Vodka Perfect
- Type: Vodka
- Manufacturer: Vodka Perfect
- Origin: Israel
- Introduced: 1995
- Proof (US): 80
- Related products: List of vodkas

= Vodka Perfect =

Israeli vodka brand

Vodka Perfect is an international brand of vodka, produced by Renaissance-Perfect, an Israeli-based company which operates three large manufacturing facilities in Israel and Romania.

The brand was first introduced in 1995 with the launch of the first production facility in Cricova settlement, Moldova. In 2000 the company moved its headquarters and center of operations to Or Akiva, Israel.

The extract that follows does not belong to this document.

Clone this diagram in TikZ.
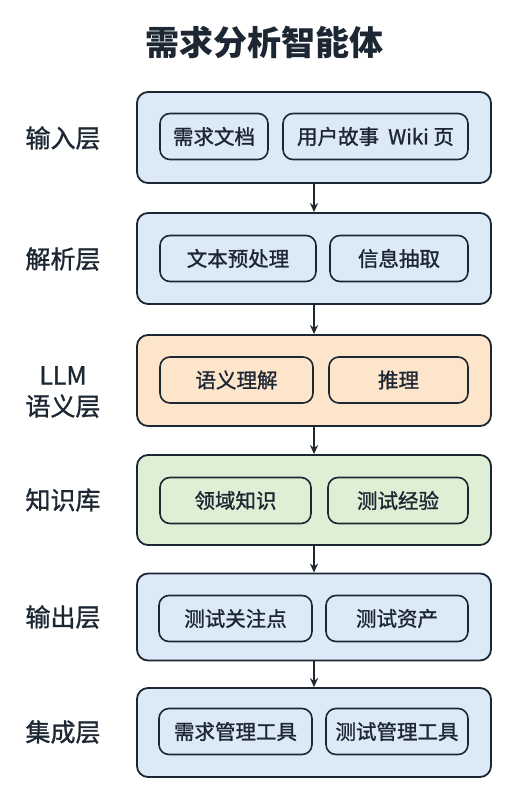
\documentclass[tikz,border=0pt]{standalone}
\usepackage{fontspec}
\setmainfont{Noto Sans CJK SC}
\newfontfamily\medfont{Noto Sans CJK SC}[FakeBold=1.2]
\usetikzlibrary{arrows.meta}

\definecolor{inkdark}{HTML}{1C2733}
\definecolor{layerblue}{HTML}{DCEAF7}
\definecolor{layerorange}{HTML}{FDE5CB}
\definecolor{layergreen}{HTML}{DDF0D6}

\begin{document}
\begin{tikzpicture}[x=1pt, y=-1pt]
    % Styles for the layers, the boxes inside them and the side labels
    \tikzset{
        % outer layer box
        layer/.style={draw=inkdark, line width=1.8pt, rounded corners=11pt,
            fill=#1, minimum width=354pt, inner sep=0pt},
        % inner item box
        item/.style={draw=inkdark, line width=1.6pt, rounded corners=10pt,
            fill=#1, minimum height=46pt, inner sep=0pt, text=inkdark,
            font=\medfont\fontsize{20.5}{22}\selectfont},
        % label on the left side
        side/.style={text=inkdark, align=center,
            font=\medfont\fontsize{25}{31}\selectfont},
        % connector between layers
        flow/.style={draw=inkdark, line width=1.4pt,
            -{Stealth[length=9pt, width=8pt]}}
    }
    \useasboundingbox (0,0) rectangle (516,792);

    % Title
    \node[text=inkdark, font=\fontsize{34}{36}\selectfont\bfseries] (title) at (264,42) {需求分析智能体};

    % Outer layers
    \node[layer=layerblue, minimum height=91pt] (L1) at (314,137.5) {};
    \node[layer=layerblue, minimum height=91pt] (L2) at (314,258.5) {};
    \node[layer=layerorange, minimum height=91pt] (L3) at (314,380.5) {};
    \node[layer=layergreen, minimum height=90pt] (L4) at (314,500) {};
    \node[layer=layerblue, minimum height=87pt] (L5) at (314,617) {};
    \node[layer=layerblue, minimum height=89pt] (L6) at (314,732.5) {};

    % Side labels
    \node[side] (S1) at (63,138) {输入层};
    \node[side] (S2) at (63,259) {解析层};
    \node[side] (S3) at (63,392) {LLM\\语义层};
    \node[side] (S4) at (63,500) {知识库};
    \node[side] (S5) at (63,617) {输出层};
    \node[side] (S6) at (63,732) {集成层};

    % Input layer
    \node[item=layerblue, minimum width=108pt] (A1) at (214,136.5) {需求文档};
    \node[item=layerblue, minimum width=185pt] (A2) at (375.5,136.5) {用户故事\ \ Wiki 页};

    % Parsing layer
    \node[item=layerblue, minimum width=156pt] (B1) at (238,258.5) {文本预处理};
    \node[item=layerblue, minimum width=138pt] (B2) at (399,258.5) {信息抽取};

    % LLM semantic layer
    \node[item=layerorange, minimum width=153pt] (C1) at (236.5,380) {语义理解};
    \node[item=layerorange, minimum width=139pt] (C2) at (398.5,380) {推理};

    % Knowledge base
    \node[item=layergreen, minimum width=151pt] (D1) at (235.5,500.5) {领域知识};
    \node[item=layergreen, minimum width=140pt] (D2) at (398,500.5) {测试经验};

    % Output layer
    \node[item=layerblue, minimum width=153pt] (E1) at (235.5,618.5) {测试关注点};
    \node[item=layerblue, minimum width=142pt] (E2) at (397,618.5) {测试资产};

    % Integration layer
    \node[item=layerblue, minimum width=153pt] (F1) at (235.5,731.5) {需求管理工具};
    \node[item=layerblue, minimum width=142pt] (F2) at (397,731.5) {测试管理工具};

    % Connectors between layers
    \draw[flow] (L1) -- (L2);
    \draw[flow] (L2) -- (L3);
    \draw[flow] (L3) -- (L4);
    \draw[flow] (L4) -- (L5);
    \draw[flow] (L5) -- (L6);
\end{tikzpicture}
\end{document}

Vodka perfect is produced according to an old family recipe originating in Russia. Each of the three plants, produces the company's main products (classic, premium and flavored vodkas) as well as custom products for the local markets in which they operate.
The Israeli product line is marketed as being fully Kosher, being produced by an all Jewish personnel.
The marketing brochures state that the Israeli products contain water from the Jordan River in Israel (marketed as “Holy Land Water”), and are aimed for Jewish and non Jewish consumers who consider Kosher products to be of higher quality than non Kosher products.

Vodka Perfect has won several awards, such as the Romexpo Degustation Bucharest international trade fair contest 2003 and the International Spirit AWARD (ISW) 2004.